More Permissive Zoning Codes Could Make U.S. Workers Richer

Economists find that strict housing regulations may significantly lower U.S. gross domestic product.

Someone struggling to pay rent in Philadelphia does not care whether the San Francisco Board of Supervisors grants a permit for a new apartment building in San Francisco’s Russian Hill neighborhood.

But maybe they should.

According to a recent paper, relaxing land use regulations in the San Francisco Bay Area and New York City could increase the average U.S. worker’s income by almost $9,000 a year and add trillions to the economy.

Economists Chang-Tai Hsieh of the University of Chicago and Enrico Moretti of the University of California, Berkeley argue that U.S. workers are poorer because certain cities use zoning to constrain their housing supply, limiting the number of workers who can share in those cities’ economic success. They conclude that these exclusionary zoning policies lowered the U.S. gross domestic product (GDP) by more than 50 percent between 1964 and 2009.

Hsieh and Moretti observe that the American economy and labor market have changed over the last half-century. The populations and economies in the once-booming Rust Belt—including cities like Cleveland and Detroit—have declined after the loss of their manufacturing industries. In contrast, the Bay Area and New York City have experienced some of the largest growth in labor productivity over the last 50 years.
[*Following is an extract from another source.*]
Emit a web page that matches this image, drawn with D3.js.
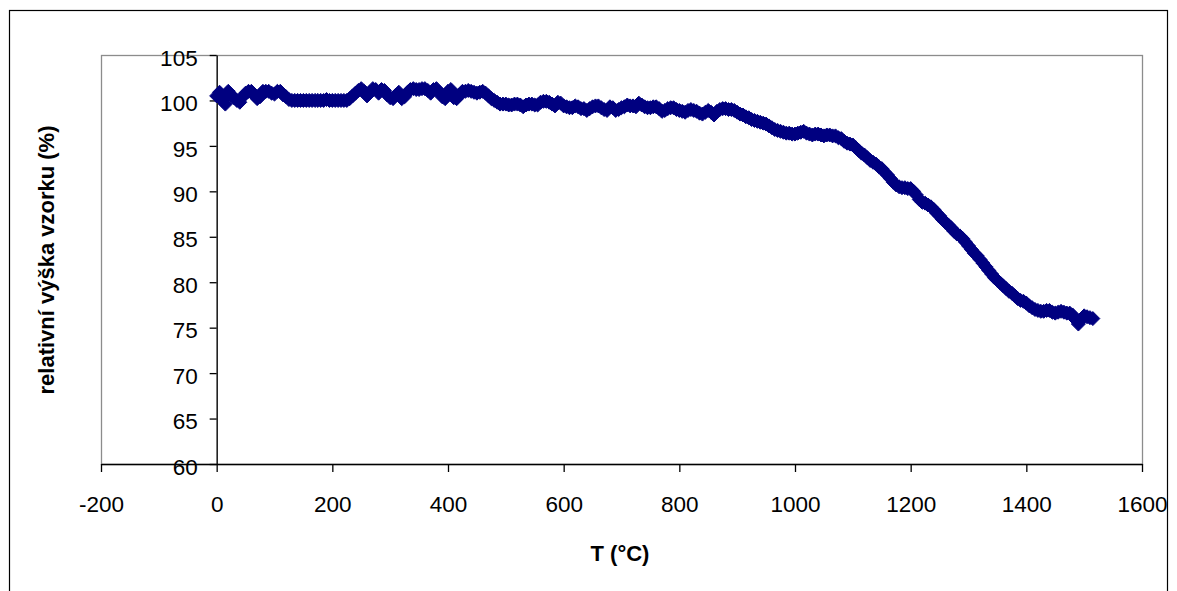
<!DOCTYPE html>
<html>
<head>
<meta charset="utf-8">
<script src="https://cdn.jsdelivr.net/npm/d3@7"></script>
<style>
  html, body { margin: 0; padding: 0; background: #ffffff; }
  svg { display: block; }
  text { font-family: "Liberation Sans", Arial, sans-serif; fill: #000; }
</style>
</head>
<body>
<svg id="chart" width="1177" height="591"></svg>
<script>
// Temperature (°C)
const temperature = [
  0, 5, 10, 15, 20, 25, 30, 35, 40, 45, 50, 55, 60, 65, 70, 75, 80, 85, 90, 95,
  100, 105, 110, 115, 120, 125, 130, 135, 140, 145, 150, 155, 160, 165, 170, 175, 180, 185, 190, 195,
  200, 205, 210, 215, 220, 225, 230, 235, 240, 245, 250, 255, 260, 265, 270, 275, 280, 285, 290, 295,
  300, 305, 310, 315, 320, 325, 330, 335, 340, 345, 350, 355, 360, 365, 370, 375, 380, 385, 390, 395,
  400, 405, 410, 415, 420, 425, 430, 435, 440, 445, 450, 455, 460, 465, 470, 475, 480, 485, 490, 495,
  500, 505, 510, 515, 520, 525, 530, 535, 540, 545, 550, 555, 560, 565, 570, 575, 580, 585, 590, 595,
  600, 605, 610, 615, 620, 625, 630, 635, 640, 645, 650, 655, 660, 665, 670, 675, 680, 685, 690, 695,
  700, 705, 710, 715, 720, 725, 730, 735, 740, 745, 750, 755, 760, 765, 770, 775, 780, 785, 790, 795,
  800, 805, 810, 815, 820, 825, 830, 835, 840, 845, 850, 855, 860, 865, 870, 875, 880, 885, 890, 895,
  900, 905, 910, 915, 920, 925, 930, 935, 940, 945, 950, 955, 960, 965, 970, 975, 980, 985, 990, 995,
  1000, 1005, 1010, 1015, 1020, 1025, 1030, 1035, 1040, 1045, 1050, 1055, 1060, 1065, 1070, 1075, 1080, 1085, 1090, 1095,
  1100, 1105, 1110, 1115, 1120, 1125, 1130, 1135, 1140, 1145, 1150, 1155, 1160, 1165, 1170, 1175, 1180, 1185, 1190, 1195,
  1200, 1205, 1210, 1215, 1220, 1225, 1230, 1235, 1240, 1245, 1250, 1255, 1260, 1265, 1270, 1275, 1280, 1285, 1290, 1295,
  1300, 1305, 1310, 1315, 1320, 1325, 1330, 1335, 1340, 1345, 1350, 1355, 1360, 1365, 1370, 1375, 1380, 1385, 1390, 1395,
  1400, 1405, 1410, 1415, 1420, 1425, 1430, 1435, 1440, 1445, 1450, 1455, 1460, 1465, 1470, 1475, 1480, 1485, 1490, 1495,
  1500, 1505, 1510, 1515
];
// Relative sample height (%)
const relHeight = [
  100.5, 100.9, 100.0, 99.6, 101.0, 100.6, 100.3, 100.0, 99.8, 100.4, 100.8, 101.0, 101.0, 100.6, 100.2, 100.4, 101.0, 101.0, 101.0, 100.8,
  100.7, 101.0, 101.0, 100.6, 100.4, 100.1, 100.0, 100.0, 100.0, 100.0, 100.0, 100.0, 100.0, 100.0, 100.0, 100.0, 100.0, 100.0, 100.1, 100.0,
  100.0, 100.0, 100.0, 100.0, 100.0, 100.0, 100.2, 100.5, 100.8, 101.1, 101.3, 101.0, 100.5, 100.9, 101.3, 101.2, 100.8, 101.2, 101.1, 100.6,
  100.3, 100.2, 100.6, 100.9, 100.2, 100.4, 100.9, 101.2, 101.3, 101.2, 101.2, 101.3, 101.3, 101.1, 100.8, 101.2, 101.3, 100.9, 100.4, 100.2,
  101.0, 101.2, 100.3, 100.2, 100.6, 101.0, 101.0, 101.1, 101.0, 100.9, 100.8, 100.9, 101.0, 100.8, 100.5, 100.2, 100.0, 99.8, 99.6, 99.6,
  99.6, 99.5, 99.5, 99.6, 99.6, 99.5, 99.3, 99.5, 99.6, 99.6, 99.5, 99.5, 99.8, 99.9, 99.9, 99.8, 99.6, 99.4, 99.8, 99.7,
  99.4, 99.3, 99.2, 99.2, 99.4, 99.3, 99.1, 99.1, 98.9, 99.1, 99.3, 99.4, 99.4, 99.2, 99.0, 98.9, 99.3, 99.2, 98.9, 99.0,
  99.2, 99.3, 99.5, 99.4, 99.4, 99.3, 99.7, 99.5, 99.3, 99.2, 99.2, 99.3, 99.3, 99.1, 98.8, 98.9, 99.1, 99.2, 99.2, 99.0,
  98.9, 98.8, 98.7, 98.9, 99.0, 98.9, 98.8, 98.6, 98.5, 98.7, 98.9, 98.7, 98.4, 98.8, 99.0, 99.1, 99.1, 99.0, 99.0, 98.9,
  98.7, 98.5, 98.4, 98.2, 98.1, 97.9, 97.8, 97.7, 97.6, 97.5, 97.4, 97.2, 97.0, 96.8, 96.7, 96.6, 96.5, 96.4, 96.4, 96.3,
  96.3, 96.4, 96.5, 96.6, 96.4, 96.3, 96.2, 96.3, 96.3, 96.2, 96.1, 96.2, 96.2, 96.1, 96.1, 95.9, 95.8, 95.5, 95.3, 95.2,
  95.1, 94.8, 94.5, 94.2, 94.0, 93.7, 93.4, 93.2, 93.0, 92.7, 92.5, 92.1, 91.8, 91.4, 91.0, 90.7, 90.5, 90.4, 90.4, 90.3,
  90.3, 90.0, 89.6, 89.1, 88.8, 88.7, 88.5, 88.3, 88.0, 87.6, 87.3, 86.9, 86.6, 86.3, 86.0, 85.6, 85.3, 85.1, 84.8, 84.4,
  84.0, 83.6, 83.2, 82.9, 82.5, 82.1, 81.7, 81.3, 80.9, 80.5, 80.2, 79.9, 79.6, 79.3, 79.0, 78.8, 78.5, 78.2, 78.0, 77.9,
  77.7, 77.4, 77.2, 77.0, 76.9, 76.8, 76.8, 76.9, 76.9, 76.7, 76.6, 76.7, 76.8, 76.7, 76.6, 76.6, 76.4, 75.9, 75.4, 75.9,
  76.3, 76.2, 76.1, 76.0
];
const xTicks = [-200, 0, 200, 400, 600, 800, 1000, 1200, 1400, 1600];
const yTicks = [60, 65, 70, 75, 80, 85, 90, 95, 100, 105];

const svg = d3.select("#chart");
const plot = { left: 101, right: 1142, top: 55, bottom: 464 };

const x = d3.scaleLinear().domain([-200, 1600]).range([plot.left, plot.right]);
const y = d3.scaleLinear().domain([60, 105]).range([plot.bottom, plot.top]);

// outer chart frame
svg.append("rect")
  .attr("x", 9.5).attr("y", 10.5)
  .attr("width", 1158).attr("height", 600)
  .attr("fill", "#fff").attr("stroke", "#000").attr("stroke-width", 1.2);

// plot area border
svg.append("rect")
  .attr("x", plot.left + 0.5).attr("y", plot.top + 0.5)
  .attr("width", plot.right - plot.left).attr("height", plot.bottom - plot.top)
  .attr("fill", "none").attr("stroke", "#8c8c8c").attr("stroke-width", 1.3);

const plain = d => String(d).replace("\u2212", "-");

// y axis crossing at T = 0
const yAxis = svg.append("g")
  .attr("transform", `translate(${x(0)},0)`)
  .call(d3.axisLeft(y).tickValues(yTicks).tickFormat(plain)
    .tickSize(7).tickSizeOuter(0).tickPadding(12));

// x axis crossing at 60 %
const xAxis = svg.append("g")
  .attr("transform", `translate(0,${y(60)})`)
  .call(d3.axisBottom(x).tickValues(xTicks).tickFormat(plain)
    .tickSize(8).tickSizeOuter(0).tickPadding(24));

[xAxis, yAxis].forEach(g => {
  g.select(".domain").attr("stroke", "#000").attr("stroke-width", 1.4);
  g.selectAll(".tick line").attr("stroke", "#000").attr("stroke-width", 1.3);
  g.selectAll(".tick text")
    .attr("fill", "#000")
    .style("font-size", "22.5px")
    .style("font-family", "'Liberation Sans', Arial, sans-serif");
});
yAxis.selectAll(".tick text").attr("dy", "0.45em");

// data markers (diamonds)
const diamond = d3.symbol().type(d3.symbolDiamond2).size(125);
svg.append("g")
  .selectAll("path")
  .data(temperature.map((t, i) => [t, relHeight[i]]))
  .join("path")
  .attr("transform", d => `translate(${x(d[0])},${y(d[1])})`)
  .attr("d", diamond)
  .attr("fill", "#000080")
  .attr("stroke", "#000080")
  .attr("stroke-width", 1);

// axis titles
svg.append("text")
  .attr("x", 620).attr("y", 561)
  .attr("text-anchor", "middle")
  .style("font-size", "22px").style("font-weight", "bold")
  .text("T (°C)");

svg.append("text")
  .attr("transform", "translate(54,260) rotate(-90)")
  .attr("text-anchor", "middle")
  .style("font-size", "22px").style("font-weight", "bold")
  .text("relativní výška vzorku (%)");
</script>
</body>
</html>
During the same period, city councils and zoning boards across the country adopted new land use regulations to reflect these economic and demographic shifts.

Zoning can prevent the mixing of incompatible land uses by restricting different types of uses to different areas, known as zoning districts. If a developer proposed building a landfill next to a neighborhood elementary school, a city’s zoning code would likely make that impossible.

But zoning can also prevent certain people from moving into a neighborhood and can block the development of additional housing units.

In the Bay Area and in New York City, zoning changes over the last half-century limited these cities’ ability to increase their housing supply. Like other scarce goods, limiting the supply of housing causes an increase in housing costs.

Hsieh and Moretti argue that by restricting housing supply and increasing housing prices, the size of the Bay Area and New York City’s workforce did not grow in tandem with its productivity. Hsieh and Moretti contend that, as a result, fewer workers had the ability to benefit from the cities’ increased employment levels and wages. They claim that this mismatch prevented both the individual cities, as well as the country, from maximizing its economic potential.

Had the Bay Area and New York City accommodated more housing growth over the last half-century by adopting land use regulations no stricter than those of the median U.S. city, Hsieh and Moretti contend, more workers would have had access to higher wages. Their model estimates that this increase in access would have created nearly $2 trillion in new wealth in 2009 alone.

Of course, as Hsieh and Moretti explain, if workers were better able to find affordable housing in the Bay Area or New York City, they would leave behind other, less productive cities.

Hsieh and Moretti’s model demonstrates that permitting more housing in the Bay Area and in New York City would cripple less productive cities’ economies—particularly those in the Rust Belt. For instance, Binghamton, New York would see a 169 percent decrease in employment and Youngstown, Ohio’s employment would decrease a staggering 218 percent.

Absent substantial changes in cities’ zoning codes, Hsieh and Moretti nevertheless claim that policies exist that would counteract restrictive land use regulations’ effect on the economy.

Hsieh and Moretti advocate for shifting land use decision-making from the local level to either the federal or state government. Because restricting housing supply through land use regulations has national consequences, they suggest that the U.S. Congress or state legislatures should follow the lead of other countries, where regional and national governments control and coordinate the land use planning process.

For example, in the United Kingdom, local governments can create their own plans but are restricted to using zoning districts developed at the national level. Single-family homes and multi-family buildings fall within the same residential zoning category, which prevents jurisdictions from becoming solely single-family home communities.

Hsieh and Moretti also propose increasing investments in public transportation to connect highly productive cities to less productive labor markets.

Hsieh and Moretti consider London and Tokyo to be models of highly productive cities with vast public transportation systems. The extensive network of commuter rail, subways, and buses allow workers to commute long distances to tap into London and Tokyo’s labor markets and access higher wages. Hsieh and Moretti conclude that absent rich transportation networks, British and Japanese GDP would be lower.

These proposals may no longer be just a pipe dream.

In September 2017, California Governor Jerry Brown signed into law four bills aimed at increasing housing affordability. One of the bills, SB 167, restricts municipalities’ ability to deny housing projects during the zoning approval process. The law relaxes some of the local constraints on housing supply identified by Hsieh and Moretti as impediments to economic growth.